Everyone is trying to find themselves
all of the struggles have brought us here.
Lets grow together with eachother and build
ourselves up on all of the beauties around us.
our race. our gender. our religions. our background
doesn't matter it's our hearts that will sing. =]


Monday, November 15, 2010

so wait i have much to tell

puew puew puewww (lazers) my hair is growing i have a little Afro and it made me happy because i thought all this i was doing with my hair wasn't helping but low and behold i have a jungle under these little curls/frizz puff i got going on. =] happy for growth and i am treating it just like i am trying to treat my growth as a person.

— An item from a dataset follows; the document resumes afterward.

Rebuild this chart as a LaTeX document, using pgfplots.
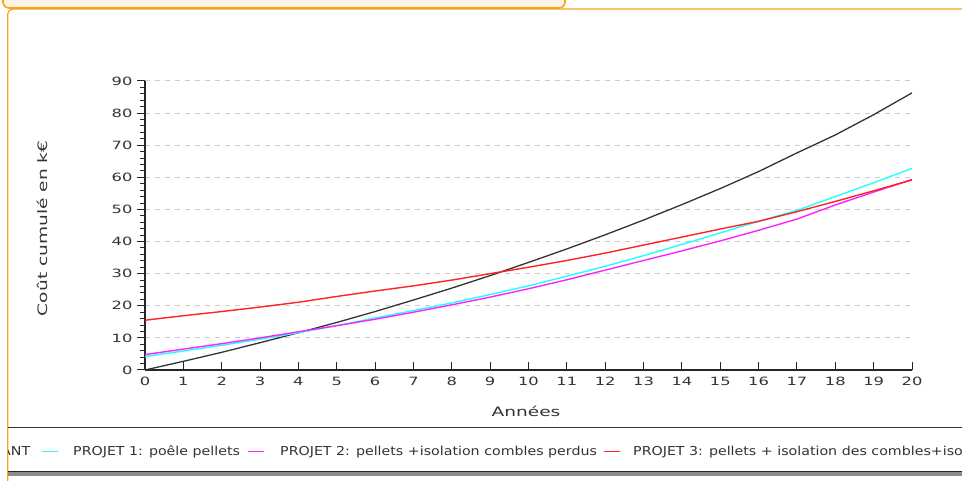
\documentclass[border=0pt]{standalone}
\usepackage{pgfplots}
\pgfplotsset{compat=1.18}
\usepackage{pgfplotstable}
\usepackage{fontspec}
\setmainfont{DejaVu Sans}
\newfontfamily\tickfont[FakeStretch=1.43]{DejaVu Sans}
\newfontfamily\legfont[FakeStretch=1.155]{DejaVu Sans}

\definecolor{txt}{HTML}{333333}
\definecolor{orng}{HTML}{F5A31A}
\definecolor{cream}{HTML}{FDF4E6}
\definecolor{cexist}{HTML}{333333}
\definecolor{cpa}{HTML}{22FFFF}
\definecolor{cpb}{HTML}{FF22FF}
\definecolor{cpc}{HTML}{FF2222}

% cumulated cost (kEUR) per year
\pgfplotstableread{
year existant p1   p2   p3
0    0.0      4.2  4.8  15.5
1    2.7      5.9  6.5  16.9
2    5.5      7.7  8.2  18.2
3    8.5      9.6  10.0 19.6
4    11.6     11.6 11.9 21.1
5    14.8     13.8 13.8 22.9
6    18.2     16.2 15.8 24.6
7    21.8     18.5 18.0 26.2
8    25.5     20.9 20.3 28.0
9    29.4     23.5 22.7 30.0
10   33.5     26.2 25.3 32.0
11   37.7     29.2 28.1 34.1
12   42.1     32.3 31.1 36.4
13   46.7     35.6 34.1 38.9
14   51.5     39.1 37.1 41.4
15   56.5     42.7 40.2 43.9
16   61.8     46.3 43.5 46.3
17   67.6     49.7 47.0 49.3
18   73.2     54.0 51.4 52.5
19   79.5     58.3 55.4 55.8
20   86.3     62.8 59.3 59.2
}\couts

\begin{document}
\begin{tikzpicture}[x=1pt,y=1pt]
\begin{scope}
\clip (0,0) rectangle (962,481);
% page frame
\draw[orng, line width=1.2pt, rounded corners=5pt] (7.7,472) rectangle (990,-20);
\draw[orng, line width=1.6pt, fill=cream, rounded corners=6pt] (3,495) rectangle (565,473);
% legend band
\draw[black!80, line width=1.2pt] (8.3,53.5) -- (962,53.5);
\fill[black!45] (8.3,4.5) rectangle (962,9);
\draw[black!85, line width=1.5pt] (8.3,9.5) -- (962,9.5);
\end{scope}

\begin{axis}[
  at={(145pt,111pt)}, anchor=south west,
  scale only axis, width=767pt, height=289pt,
  xmin=0, xmax=20, ymin=0, ymax=90,
  xtick={0,1,...,20}, ytick={0,10,...,90},
  minor y tick num=4,
  axis lines=left,
  axis line style={-, line width=1.3pt, color=black!85},
  xtick align=inside, ytick align=outside,
  major tick length=8pt, minor tick length=5pt,
  tick style={line width=1pt, color=black!85},
  ymajorgrids,
  major grid style={gray!40, dash pattern=on 5pt off 5pt, line width=1pt},
  /pgf/number format/assume math mode=true,
  tick label style={font=\tickfont\fontsize{11.4}{12}\selectfont, text=txt},
  xticklabel style={yshift=-4pt},
  yticklabel style={xshift=-1pt},
  xlabel={Années}, ylabel={Coût cumulé en k€},
  label style={font=\tickfont\fontsize{13}{14}\selectfont, text=txt},
  xlabel style={at={(axis description cs:0.4967,-0.1419)}, anchor=center},
  ylabel style={at={(axis description cs:-0.1343,0.49)}, anchor=center},
]
\addplot[cexist, line width=1.3pt] table[x=year, y=existant]{\couts};
\addplot[cpa, line width=1.4pt] table[x=year, y=p1]{\couts};
\addplot[cpb, line width=1.4pt] table[x=year, y=p2]{\couts};
\addplot[cpc, line width=1.4pt] table[x=year, y=p3]{\couts};
\end{axis}

% legend strip below the chart (scrolled: starts and ends outside the panel)
\begin{scope}
\clip (8.4,0) rectangle (962,481);
\begin{scope}[every node/.style={anchor=base west, inner sep=0pt, text=txt,
    font=\legfont\fontsize{12.3}{14}\selectfont}]
\draw[cexist, line width=1.8pt] (-60,29.5) -- (-44,29.5);
\node at (-38.5,25) {EXISTANT};
\draw[cpa, line width=1.8pt] (42,29.5) -- (58,29.5);
\node at (73,25) {PROJET 1: poêle pellets};
\draw[cpb, line width=1.8pt] (248,29.5) -- (264,29.5);
\node at (280,25) {PROJET 2: pellets +isolation combles perdus};
\draw[cpc, line width=1.8pt] (604,29.5) -- (620,29.5);
\node at (633,25) {PROJET 3: pellets + isolation des combles+isolation des murs};
\end{scope}
\end{scope}
\pgfresetboundingbox
\useasboundingbox (0,0) rectangle (962,481);
\end{tikzpicture}
\end{document}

One moment at a time.

i am listening to new and different types of music i am working on it. i will sit there and watch my favorite show grey's anatomy or anything else that has music playing i find the best indi/alternative music ever. what some people will call OTHER! i just say just my type whoop whoop.

So J.Cole has his new mixtape out and people i know will kill me if i told them that i never really sat down and listen to him. but i plan on playing this mixtape and seeing how i feel about the amazing guy we call J.Cole. So PELLET Pellet (lol) Jay Electronica got some songs out just heard two things was like ahhhh i love it but i know myself i love that ETERNAL SUNSHINE to the fullest!!! don't even question it.

Today was Day two of working with the children and i have to say i am the happiest i can be. Those children are amazing they want to tell you everything it gets frustrated and hard but all i remind myself is how wonderful they are. I am slowly but surely learning each child's name so they often think i forget their names and they turn to me like Ms. Whitley how do you know my name? i tell them that i can remember faces like no other and that all of their faces are amazing that when not under pressure i can call their names because they are dear to me. and they smile and give me hugs. and its great.

School i am working through. i have woke up for the last few days and before i step foot out of this house i read the bible. something that i have been struggling with for the last few months. Never knowing when can I do one night i was crying so much i picked up my newly brought Bible and began to read. First a little note/devotion in the bible on Peace. Lately i have been struggling with my peace. And waking up and getting my peace of mind is reading the bible. That might not be your peace of mind but make sure you find it. It will make you a better person I won't lie to you!

So what can i leave you with. So BAM BAM BAM [trying to get away from saying Bhuck Bhuck since I'm not from bk -lol] Upon seeing MK Asante he said that you should always take two sets of notes. And now i am feeling so i will break out my binder soon enough and fill it with everything my thoughts ponder upon question or agree with in my textbooks. i feel like i am finding myself in these textbooks my reading and everything i am trying to do. like ET The Hip Hop Preacher said if you can look up you can get up. =] And i have been looking and right now I am working on getting up.

So yes i have homework piled up to finish i won't lie i definitely do. but i am trying to be optimistic and take my days one day at a time finish as much as can when i can. I will work through all of this.